Sending an image of travel, whether taken by yourself or more likely purchased from a photographic studio such as Maynard’s, was a new way to share adventures with friends and family at home. Families that settled in Victoria mailed portrait cartes-de-visite or cabinet cards with a similar intention. Portrait of Mr. William Phillips and family, 1881, has a handwritten note on the back: “Mrs. Phillips was the daughter of Mr. & Mrs. Edward Milne Sr. Wm Phillips pre-empted sections 28–29, Sooke Land District.” Pre-emption was a method of acquiring provincial Crown land. An image like this sent to a faraway family would provide reassurance of success in this new environment.
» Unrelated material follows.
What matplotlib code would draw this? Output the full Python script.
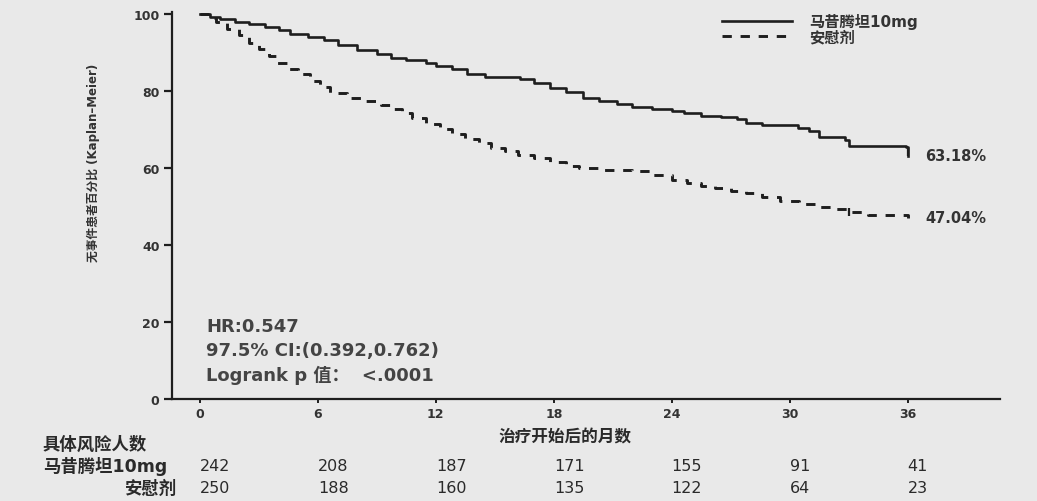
import numpy as np
import matplotlib
matplotlib.use('Agg')
import matplotlib.pyplot as plt
from matplotlib.transforms import blended_transform_factory

plt.rcParams['font.family'] = ['DejaVu Sans', 'Noto Sans CJK SC']

# Kaplan-Meier curves (months, percent event-free)
months_10mg = [0, 0.5, 1.0, 1.8, 2.5, 3.3, 4.0, 4.6, 5.5, 6.3, 7.0, 8.0, 9.0, 9.7,
               10.5, 11.5, 12.0, 12.8, 13.6, 14.5, 16.3, 17.0, 17.8, 18.6, 19.5,
               20.3, 21.2, 22.0, 23.0, 24.0, 24.6, 25.5, 26.5, 27.3, 27.8, 28.6,
               30.4, 31.0, 31.5, 32.8, 33.0, 35.9, 36.0]
pct_10mg = [100, 99.3, 98.6, 98.0, 97.3, 96.5, 95.8, 94.8, 94.0, 93.2, 92.0, 90.6,
            89.6, 88.6, 88.0, 87.3, 86.6, 85.8, 84.5, 83.6, 83.0, 82.0, 80.8, 79.8,
            78.2, 77.4, 76.6, 75.9, 75.3, 74.8, 74.2, 73.6, 73.2, 72.7, 71.8, 71.2,
            70.4, 69.6, 68.0, 67.2, 65.8, 65.4, 63.18]

months_placebo = [0, 0.4, 0.8, 1.4, 2.0, 2.5, 3.0, 3.5, 3.9, 4.5, 5.0, 5.6, 6.1,
                  6.6, 7.5, 8.3, 9.2, 9.8, 10.3, 10.8, 11.5, 12.2, 12.8, 13.5, 14.2,
                  14.8, 15.5, 16.2, 17.0, 17.8, 18.6, 19.3, 20.5, 22.0, 23.0, 24.0,
                  24.8, 25.5, 26.2, 27.0, 27.8, 28.6, 29.5, 30.5, 31.4, 32.2, 33.0,
                  34.0, 36.0]
pct_placebo = [100, 99, 97.8, 96, 94.5, 92.5, 90.8, 89, 87.2, 85.8, 84.3, 82.6,
               81.0, 79.5, 78.2, 77.3, 76.3, 75.4, 74.4, 73.0, 71.5, 70.0, 68.8,
               67.6, 66.4, 65.3, 64.4, 63.4, 62.6, 61.6, 60.6, 60.0, 59.5, 59.1,
               58.2, 57.0, 56.0, 55.2, 54.7, 54.0, 53.4, 52.4, 51.3, 50.6, 49.9,
               49.4, 48.6, 47.7, 47.04]

# censor ticks
censor_10mg = ([36.0], [64.2])
censor_placebo = ([33.0], [48.6])

label_10mg = '马昔腾坦10mg'
label_placebo = '安慰剂'
final_10mg = '63.18%'
final_placebo = '47.04%'

# numbers at risk
risk_months = [0, 6, 12, 18, 24, 30, 36]
risk_10mg = [242, 208, 187, 171, 155, 91, 41]
risk_placebo = [250, 188, 160, 135, 122, 64, 23]

stats_lines = ['HR:0.547', '97.5% CI:(0.392,0.762)', 'Logrank p 值：  <.0001']

W, H = 1037, 502
bg = '#e9e9e9'
ink = '#1e1e1e'
txt = '#333333'
fig = plt.figure(figsize=(W / 100, H / 100), dpi=100, facecolor=bg)
ax = fig.add_axes([172 / W, 1 - 400 / H, (1000 - 172) / W, (400 - 13) / H])
ax.set_facecolor(bg)

ax.plot(months_10mg, pct_10mg, drawstyle='steps-post', color=ink, lw=1.9,
        label=label_10mg)
ax.plot(months_placebo, pct_placebo, drawstyle='steps-post', color=ink, lw=2.1,
        dashes=(3.2, 3.0), label=label_placebo)
ax.plot(*censor_10mg, '|', color=ink, ms=6, mew=1.6)
ax.plot(*censor_placebo, '|', color=ink, ms=6, mew=1.6)

ax.set_xlim(-1.42, 40.7)
ax.set_ylim(0, 100.5)
ax.set_xticks(risk_months)
ax.set_yticks([0, 20, 40, 60, 80, 100])
for s in ['top', 'right']:
    ax.spines[s].set_visible(False)
for s in ['left', 'bottom']:
    ax.spines[s].set_linewidth(1.6)
    ax.spines[s].set_color(ink)
ax.tick_params(axis='y', length=6, width=1.6, labelsize=9, colors=ink, pad=3)
ax.tick_params(axis='x', length=3, width=1.4, labelsize=9, colors=ink, pad=3)
for t in ax.get_xticklabels() + ax.get_yticklabels():
    t.set_fontweight('bold')
    t.set_color(txt)

ax.set_ylabel('无事件患者百分比 (Kaplan–Meier)', fontsize=8.5, fontweight='bold',
              color=txt)
ax.yaxis.set_label_coords((100 - 172) / (1000 - 172), (400 - 163) / (400 - 13))

leg = ax.legend(loc='upper left', bbox_to_anchor=((722 - 172) / 828, (400 - 14) / 387),
                bbox_transform=ax.transAxes, frameon=False, fontsize=11,
                handlelength=4.6, labelspacing=0.0, handletextpad=1.1,
                borderpad=0, borderaxespad=0)
for t in leg.get_texts():
    t.set_fontweight('bold')
    t.set_color(txt)

ax.text(36.9, 63.18, final_10mg, fontsize=10.5, fontweight='bold', color=txt,
        va='center', ha='left')
ax.text(36.9, 47.04, final_placebo, fontsize=10.5, fontweight='bold', color=txt,
        va='center', ha='left')

fy = lambda py: 1 - py / H
for i, line in enumerate(stats_lines):
    fig.text(206 / W, fy(327 + 24 * i), line, fontsize=13, fontweight='bold',
             color='#444444', va='center', ha='left')

fig.text(565 / W, fy(437), '治疗开始后的月数', fontsize=12, fontweight='bold',
         color='#2a2a2a', ha='center', va='center')

fig.text(43 / W, fy(445), '具体风险人数', fontsize=12.5, fontweight='bold',
         color='#2a2a2a', ha='left', va='center')
fig.text(43 / W, fy(467), label_10mg, fontsize=12.5, fontweight='bold',
         color='#2a2a2a', ha='left', va='center')
fig.text(177 / W, fy(489), label_placebo, fontsize=12.5, fontweight='bold',
         color='#2a2a2a', ha='right', va='center')

tr = blended_transform_factory(ax.transData, fig.transFigure)
for m, a, b in zip(risk_months, risk_10mg, risk_placebo):
    ax.text(m, fy(467), str(a), transform=tr, fontsize=11.5, color='#2a2a2a',
            ha='left', va='center', clip_on=False)
    ax.text(m, fy(489), str(b), transform=tr, fontsize=11.5, color='#2a2a2a',
            ha='left', va='center', clip_on=False)

fig.savefig('out.png', dpi=100, facecolor=bg)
The reproducibility of photography made the medium well suited to a variety of popular uses. The cartes-de-visite and the larger cabinet cards that followed them, were immediately and wildly popular as calling cards and collectible items. As travel became more democratized in the nineteenth century, photographic postcards took on a similar popular function. Victoria was a transitory town that had soldiers, surveyors, prospectors, and labourers, among many others, passing through. And for many of these people the Maynard studio was a key stop.
Of her long career Maynard herself remarked that she had photographed almost everyone in Victoria. Her studio was one where the doors were open to babies, sailors, and everyone in between. She took advantage of both a growing city and a growing interest in photography, combining her aptitudes for photographic technical ability and creativity with entrepreneurial savvy. The portraits she produced, many of which circulated from one hand to the next, reflect this legacy.